Tax deal needs overhaul
Gary Barlow may be a national treasure, but this week we all learned something about him that casts him in a different light.
A tribunal ruled Barlow, and many others, must re-pay millions of pounds of tax. An MP called on Barlow to return his OBE.
And then David Cameron went on TV to say he shouldn’t. To be honest, I don’t care too much about the honour, but I do care about the money.
I’m fed up with people moaning about tax and talking about our public services as if they’re a drain on our wealth. Public services are our wealth. They’re the thing that makes us prosper.
And paying tax is the social agreement we all have with each other to chip into the pot. When you stash your money away, out of sight of HMRC, you’re breaking that agreement.
Gary Barlow may be a millionaire, but presumably he went to school, uses our hospitals and police and drives on our roads? Our taxes fund all of these public services.
They’re the safety net that should ensure everyone in our society, whatever their needs, abilities or luck, has a decent quality of life.
Without the rich paying their fair share, it falls to us to pay more than ours.
A more progressive tax system is one way to make our society more equal. It must be fairer and it must also be more transparent.
Companies must tell us where they do business, the profits they make and what tax they pay.
Despite promises of action from the other parties, companies such as Amazon continue to get away with paying just 0.1 per cent tax.
Mr Barlow may well be writing a large cheque to the government sometime soon, but it’s time we took action to ensure that everyone pays their fair share.
Gina Dowding, Lancaster
Inconsiderate hospital staff
Woodlands Drive used to be a quiet residential street in Fulwood, with most cars parked on the drive or away from home.
But not since hospital workers decided to turn it into an all-day car park.
This is the scene from my driveway (see photo). Should I wish to reverse and go left towards South Drive, I would have to perform an impossible number of multiple point turns.
This despite putting a temporary sign on my wall asking people not to park opposite driveways. This is the so called caring profession, but not so caring when it comes to the consideration of local residents!
Fred Burnett, Fulwood, Preston
Worse practice than Halal meat
Your correspondent who is concerned about the slaughter of animals for Halal meat shows admirable concern for animal welfare and the production of food for human consumption (letters May 13).
However, I cannot be alone in suspecting his true motives may stray somewhere beyond worries over the way animals are killed to provide food and have more to do with his own prejudices regarding religion.
Close examination of the conditions in which animals are kept and reared for the food industry would turn stomachs far beyond the techniques used to finally despatch them for the butcher’s block.
We only need recall the horse meat scandal to see this.

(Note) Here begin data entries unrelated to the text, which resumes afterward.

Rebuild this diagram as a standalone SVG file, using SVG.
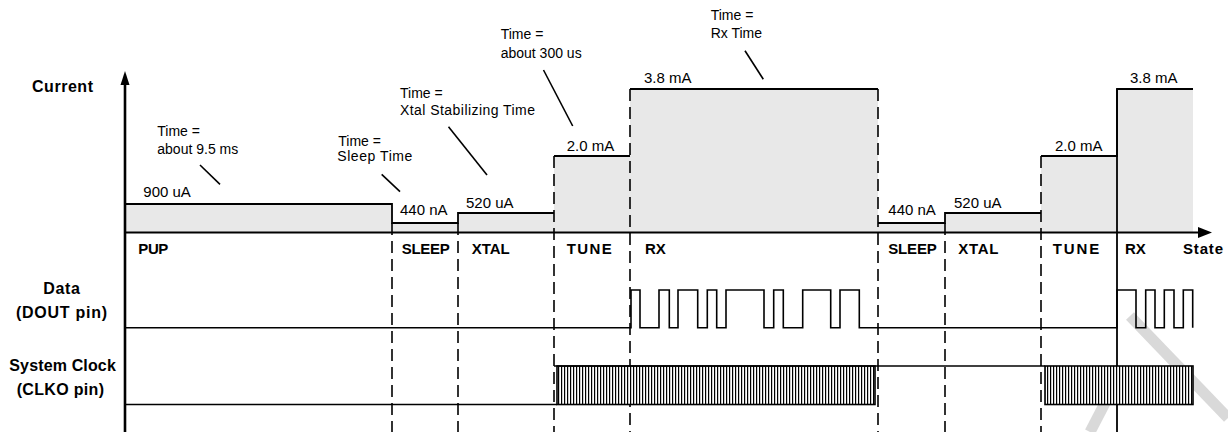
<svg xmlns="http://www.w3.org/2000/svg" width="1228" height="432" viewBox="0 0 1228 432">
<style>
.lbl{font-family:"Liberation Sans",Arial,sans-serif;font-weight:bold;font-size:16px;fill:#000}
.st{font-family:"Liberation Sans",Arial,sans-serif;font-weight:bold;font-size:15px;fill:#000}
.ann{font-family:"Liberation Sans",Arial,sans-serif;font-size:14px;fill:#000}
.cur{font-family:"Liberation Sans",Arial,sans-serif;font-size:15px;fill:#000}
.dash{stroke:#000;stroke-width:1.6;stroke-dasharray:12 6;fill:none}
.solid{stroke:#000;stroke-width:1.8;fill:none}
.sig{stroke:#000;stroke-width:1.6;fill:none}
.ptr{stroke:#000;stroke-width:1.6}
</style>
<defs>
<pattern id="hatch" patternUnits="userSpaceOnUse" x="0" y="0" width="3" height="40">
<rect x="0" y="0" width="3" height="40" fill="#fff"/>
<rect x="0" y="0" width="1.2" height="40" fill="#000"/>
</pattern>
</defs>
<rect width="1228" height="432" fill="#fff"/>
<g id="watermark" stroke="#d9d9d9" stroke-width="11" fill="none">
<line x1="1130" y1="316" x2="1228" y2="418"/>
<line x1="1117" y1="380" x2="1090" y2="432"/>
</g>
<g id="current-area">
<path d="M125,232 V204 H392 V223 H458 V213 H554 V156 H630 V89 H878 V223 H945 V213 H1041 V156 H1117 V89 H1193 V232 Z" fill="#e8e8e8" stroke="none"/>
<path d="M125,204 H392 V223 H458 V213 H554 M554,156 H630 M630,89 H878 M878,223 H945 V213 H1041 M1041,156 H1117 V89 H1193" class="solid"/>
</g>
<g id="connectors">
<path d="M392,223 V432 M458,223 V432 M554,156 V432 M630,89 V432 M878,89 V432 M945,223 V432 M1041,156 V432" class="dash"/>
<line x1="1117" y1="89" x2="1117" y2="432" stroke="#000" stroke-width="1.8"/>
<g id="pointers">
<line class="ptr" x1="200" y1="165" x2="220" y2="184.3"/>
<line class="ptr" x1="381.7" y1="174.3" x2="400" y2="191.7"/>
<line class="ptr" x1="448.5" y1="126.7" x2="487" y2="175"/>
<line class="ptr" x1="543.5" y1="70" x2="572.7" y2="126"/>
<line class="ptr" x1="745" y1="50.7" x2="763.3" y2="79.3"/>
</g>
</g>
<g id="axes">
<line x1="125" y1="82" x2="125" y2="432" stroke="#000" stroke-width="2.6"/>
<polygon points="125,71 120.5,85 129.5,85" fill="#000"/>
<line x1="125" y1="232.5" x2="1200" y2="232.5" stroke="#000" stroke-width="2.2"/>
<polygon points="1212,232.5 1198,227 1198,238" fill="#000"/>
</g>
<g id="data-signal">
<path class="sig" d="M125,327.7 H631 V290 H640 V327.7 H659 V290 H669.3 V327.7 H678 V290 H697.7 V327.7 H707.3 V290 H716.7 V327.7 H726 V290 H764 V327.7 H773.7 V290 H783.3 V327.7 H802.7 V290 H830.7 V327.7 H840 V290 H859.3 V327.7 H1117 V290 H1136 V327.7 H1145.7 V290 H1155 V327.7 H1164.3 V290 H1174 V327.7 H1183.3 V290 H1192.7 V327.7"/>
</g>
<g id="clock-signal">
<path class="sig" d="M125,404.5 H557"/>
<rect x="557" y="366" width="318" height="38.5" fill="url(#hatch)" stroke="#000" stroke-width="1.6"/>
<path class="sig" d="M554,366 H1045"/>
<rect x="1045" y="366" width="148" height="38.5" fill="url(#hatch)" stroke="#000" stroke-width="1.6"/>
</g>
<g id="row-labels">
<text class="lbl" x="32" y="91.5" textLength="61">Current</text>
<text class="lbl" x="43.3" y="294" textLength="36.7">Data</text>
<text class="lbl" x="16" y="317.5" textLength="91">(DOUT pin)</text>
<text class="lbl" x="9.3" y="370.5" textLength="106.5">System Clock</text>
<text class="lbl" x="16.7" y="394.5" textLength="87.3">(CLKO  pin)</text>
</g>
<g id="state-labels">
<text class="st" x="138.3" y="253.5" textLength="30">PUP</text>
<text class="st" x="401.7" y="253.5" textLength="48">SLEEP</text>
<text class="st" x="471.7" y="253.5" textLength="38">XTAL</text>
<text class="st" x="566.7" y="253.5" textLength="45">TUNE</text>
<text class="st" x="645" y="253.5">RX</text>
<text class="st" x="888.3" y="253.5" textLength="48.4">SLEEP</text>
<text class="st" x="958.3" y="253.5" textLength="40">XTAL</text>
<text class="st" x="1052.7" y="253.5" textLength="46.6">TUNE</text>
<text class="st" x="1125" y="253.5">RX</text>
<text class="st" x="1183" y="253.5" textLength="40">State</text>
</g>
<g id="annotations">
<text class="ann" x="157.3" y="135.7">Time =</text>
<text class="ann" x="157.3" y="154">about 9.5 ms</text>
<text class="ann" x="338.3" y="146">Time =</text>
<text class="ann" x="337.3" y="161" textLength="75">Sleep Time</text>
<text class="ann" x="400" y="98.3">Time =</text>
<text class="ann" x="400" y="115" textLength="135">Xtal Stabilizing Time</text>
<text class="ann" x="500.7" y="39.3">Time =</text>
<text class="ann" x="500.7" y="58">about 300 us</text>
<text class="ann" x="710.7" y="20">Time =</text>
<text class="ann" x="710.7" y="37.7">Rx Time</text>
</g>
<g id="current-labels">
<text class="cur" x="143.3" y="196.7">900 uA</text>
<text class="cur" x="400" y="215">440 nA</text>
<text class="cur" x="466" y="208.3">520 uA</text>
<text class="cur" x="566.7" y="150.7">2.0 mA</text>
<text class="cur" x="644" y="83.3">3.8 mA</text>
<text class="cur" x="888.3" y="215">440 nA</text>
<text class="cur" x="954" y="208.3">520 uA</text>
<text class="cur" x="1055" y="150.7">2.0 mA</text>
<text class="cur" x="1130" y="82.7">3.8 mA</text>
</g>
</svg>
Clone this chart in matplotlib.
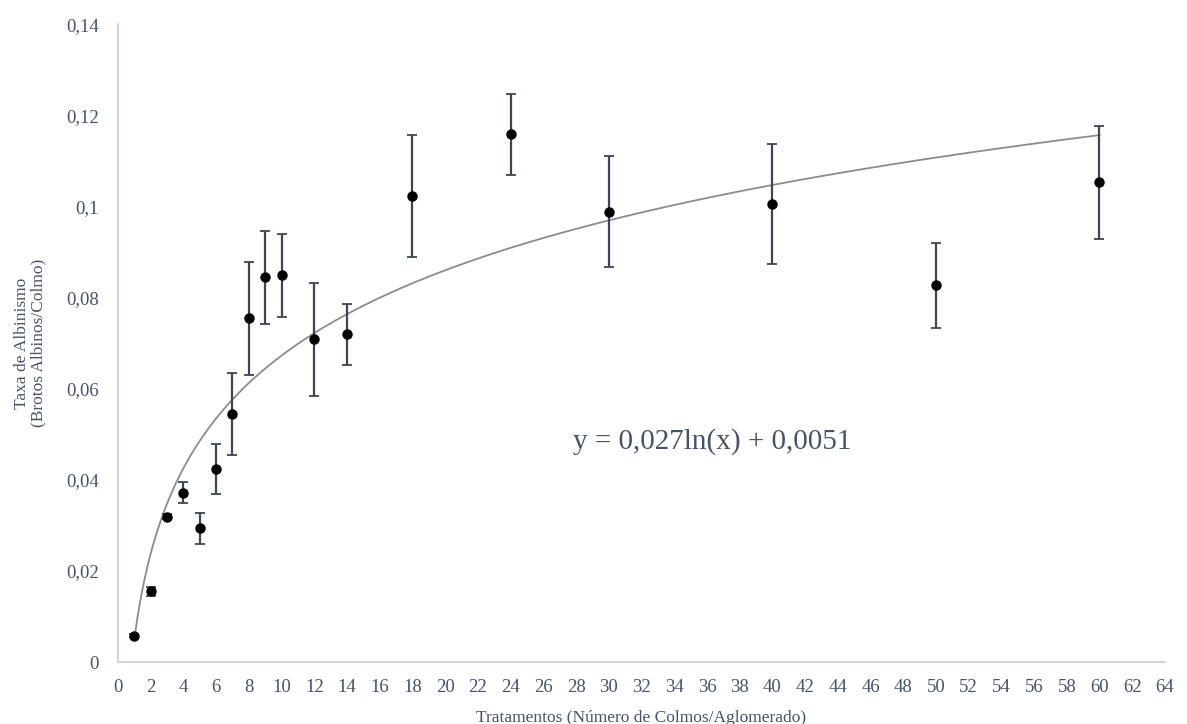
import matplotlib.pyplot as plt
import numpy as np

plt.rcParams['font.family'] = ['Liberation Serif', 'DejaVu Serif']

# tratamentos (numero de colmos por aglomerado)
tratamentos = [1, 2, 3, 4, 5, 6, 7, 8, 9, 10, 12, 14, 18, 24, 30, 40, 50, 60]
taxa = [0.0058, 0.0155, 0.0319, 0.0372, 0.0294, 0.0423, 0.0545, 0.0755, 0.0845,
        0.0849, 0.0708, 0.0719, 0.1023, 0.1158, 0.0988, 0.1006, 0.0827, 0.1053]
erro = [0.0003, 0.0010, 0.0005, 0.0024, 0.0034, 0.0055, 0.0090, 0.0124, 0.0102,
        0.0091, 0.0124, 0.0067, 0.0134, 0.0089, 0.0122, 0.0132, 0.0093, 0.0124]

# coeficientes da linha de tendencia logaritmica
coef_a = 0.027
coef_b = 0.0051

y_ticks = [0, 0.02, 0.04, 0.06, 0.08, 0.1, 0.12, 0.14]
y_labels = ['0', '0,02', '0,04', '0,06', '0,08', '0,1', '0,12', '0,14']
x_ticks = list(range(0, 65, 2))

txt = '#44546A'
fig = plt.figure(figsize=(11.87, 7.24), dpi=100)
ax = fig.add_axes([0.0994, 0.0856, 0.882, 0.881])

xt = np.linspace(1, 60, 300)
ax.plot(xt, coef_a * np.log(xt) + coef_b, color='#8C8C8C', lw=1.3, zorder=2)

ax.errorbar(tratamentos, taxa, yerr=erro, fmt='o', color='black', ms=6.5,
            ecolor='#3B4656', elinewidth=1.6, capsize=3.5, capthick=1.3, zorder=3)

ax.text(36.3, 0.0484, 'y = 0,027ln(x) + 0,0051', fontsize=21, color=txt,
        ha='center', va='center')

ax.set_xlim(0, 64)
ax.set_ylim(0, 0.14)
ax.set_xticks(x_ticks)
ax.set_xticklabels([str(v) for v in x_ticks])
ax.set_yticks(y_ticks)
ax.set_yticklabels(y_labels)
ax.tick_params(length=0, labelsize=13.5, colors=txt)
ax.tick_params(axis='x', pad=12)
ax.tick_params(axis='y', pad=14)

for s in ['top', 'right']:
    ax.spines[s].set_visible(False)
for s in ['left', 'bottom']:
    ax.spines[s].set_color('#C5CFDB')
    ax.spines[s].set_linewidth(1.2)

ax.set_ylabel('Taxa de Albinismo\n(Brotos Albinos/Colmo)', fontsize=12.5, color=txt,
              labelpad=14, linespacing=1.0)
ax.set_xlabel('Tratamentos (Número de Colmos/Aglomerado)', fontsize=12.5, color=txt,
              labelpad=10)

plt.savefig('out.png', dpi=100)
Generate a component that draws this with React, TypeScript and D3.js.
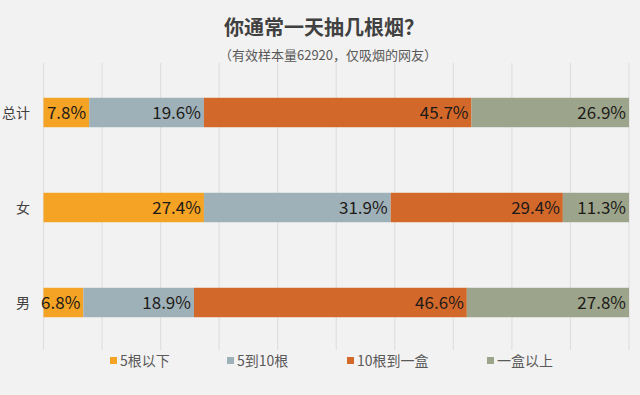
import React, { useEffect, useRef } from "react";
import * as d3 from "d3";

const categories = ["总计", "女", "男"];
const seriesNames = ["5根以下", "5到10根", "10根到一盒", "一盒以上"];
const seriesColors = ["#F4A324", "#9EB1B8", "#D2692B", "#9CA58B"];
// values per series, same order as categories
const lessThan5 = [7.8, 27.4, 6.8];
const from5to10 = [19.6, 31.9, 18.9];
const from10toPack = [45.7, 29.4, 46.6];
const morePack = [26.9, 11.3, 27.8];
const ticks = [0, 10, 20, 30, 40, 50, 60, 70, 80, 90, 100];

const W = 640;
const H = 395;
const FONT = "'Noto Sans CJK SC', 'Liberation Sans', sans-serif";

const App = () => {
  const svgRef = useRef<SVGSVGElement | null>(null);

  useEffect(() => {
    document.body.style.margin = "0";
    if (!svgRef.current) return;
    const svg = d3.select(svgRef.current);
    svg.selectAll("*").remove();

    svg.append("rect").attr("width", W).attr("height", H).attr("fill", "#F3F2F2");

    const x = d3.scaleLinear().domain([0, 100]).range([43.5, 629]);
    const y = d3
      .scaleBand()
      .domain(categories)
      .range([65, 350])
      .paddingInner(0.69)
      .paddingOuter(0.345);

    // gridlines
    svg
      .append("g")
      .selectAll("line")
      .data(ticks)
      .enter()
      .append("line")
      .attr("x1", (d) => x(d))
      .attr("x2", (d) => x(d))
      .attr("y1", 63)
      .attr("y2", 350)
      .attr("stroke", "#E0DFDF")
      .attr("stroke-width", 1.2);

    const series = [lessThan5, from5to10, from10toPack, morePack];
    const rows = categories.map((c, i) => {
      const r: any = { cat: c };
      seriesNames.forEach((s, j) => (r[s] = series[j][i]));
      return r;
    });
    const stacked = d3.stack().keys(seriesNames)(rows);

    const g = svg.append("g");
    stacked.forEach((layer, j) => {
      const lg = g.append("g");
      lg.selectAll("rect")
        .data(layer)
        .enter()
        .append("rect")
        .attr("x", (d) => x(d[0]))
        .attr("y", (d) => y(d.data.cat as string)!)
        .attr("width", (d) => Math.min(x(d[1]), x(100)) - x(d[0]))
        .attr("height", y.bandwidth())
        .attr("fill", seriesColors[j]);
      lg.selectAll("text")
        .data(layer)
        .enter()
        .append("text")
        .attr("x", (d) => Math.min(x(d[1]), x(100)) - 3)
        .attr("y", (d) => y(d.data.cat as string)! + y.bandwidth() / 2)
        .attr("dy", "0.36em")
        .attr("text-anchor", "end")
        .attr("font-family", FONT)
        .attr("font-size", 17)
        .attr("fill", "#1E1A18")
        .text((d) => `${(d[1] - d[0]).toFixed(1)}%`);
    });

    // category labels
    svg
      .append("g")
      .selectAll("text")
      .data(categories)
      .enter()
      .append("text")
      .attr("x", 30)
      .attr("y", (d) => y(d)! + y.bandwidth() / 2)
      .attr("dy", "0.36em")
      .attr("text-anchor", "end")
      .attr("font-family", FONT)
      .attr("font-size", 14)
      .attr("fill", "#404040")
      .text((d) => d);

    // title
    svg
      .append("text")
      .attr("x", 324)
      .attr("y", 35)
      .attr("text-anchor", "middle")
      .attr("font-family", FONT)
      .attr("font-size", 20)
      .attr("font-weight", "bold")
      .attr("fill", "#404040")
      .text("你通常一天抽几根烟？");

    svg
      .append("text")
      .attr("x", 328)
      .attr("y", 60)
      .attr("text-anchor", "middle")
      .attr("font-family", FONT)
      .attr("font-size", 13)
      .attr("fill", "#595959")
      .text("（有效样本量62920，仅吸烟的网友）");

    // legend
    const legendX = [110, 227, 347, 487];
    const lgd = svg
      .append("g")
      .selectAll("g")
      .data(seriesNames)
      .enter()
      .append("g")
      .attr("transform", (d, i) => `translate(${legendX[i]},357)`);
    lgd
      .append("rect")
      .attr("width", 7)
      .attr("height", 7)
      .attr("fill", (d, i) => seriesColors[i]);
    lgd
      .append("text")
      .attr("x", 10)
      .attr("y", 6)
      .attr("dy", "0.2em")
      .attr("font-family", FONT)
      .attr("font-size", 14)
      .attr("fill", "#595959")
      .text((d) => d);
  }, []);

  return (
    <div style={{ position: "absolute", left: 0, top: 0 }}>
      <svg ref={svgRef} width={W} height={H}></svg>
    </div>
  );
};

export default App;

His assertion that, ‘the vast majority of Christian customers’ would not buy Halal meat seems unlikely to me.
Thankfully, the vast majority of Christians - like the vast majority of Muslims - are tolerant people who wouldn’t countenance using a storm in a tea cup over meat production as a front to air prejudices which run much deeper.
Michael Roberts, Fulwood
Why not save all industries
The demand for building more new houses is based on the assumption that job availability will rise in line with these houses.
Having got rid of so much of our manufacturing industries which offered a great volume of job opportunities, where is the employment going to come from now?
It is incumbent upon the Government to study the viability and desirability of keeping certain industries going.
If the banking and financial sector can be propped up, then why not the likes of coal for a lesser amount?
Reasons against – coal is dirty and an air pollutant. It is cheaper to import from abroad.
Reasons for – carbon capture is available.
If Germany is proposing to build 10 coal-fired power stations then why can’t the UK have a few?
Close down the pits and the expertise goes for good.
The quantity of coal reserves is estimated at between 100 to 200 years, so we can be self-sufficient energy-wise.
The world’s instability should make us look inward as to what energy we can produce ourselves. There is no need for the lights to go out.
David H Rhodes, address supplied
Road tax is just revenue raising
Let’s stop trying to compare
bicycles with other vehicles for the purpose of raising revenue.
Forget the old idea that
vehicle excise duty was a device to help repair the roads.
Forget the modern “green” idea that you can get away with charging vast amounts of tax on ordinary cars by exempting vehicles which are powered, apparently, by a combination of willpower and rosewater.
And the idea that you shouldn’t have to pay tax on your bicycle because you already do so on your car is about as silly as saying “I’ve paid road tax on my car, so any other vehicle I own, such as a motorbike should be free from road tax”.
Just as the state derives income from your purchase of a tube of toothpaste, so it should levy some charge upon the use of a bicycle on public roads.
There’s nothing particularly unfair, ungreen or anti-cyclist about it.
It’s just revenue-raising for our ‘cash-strapped’ government.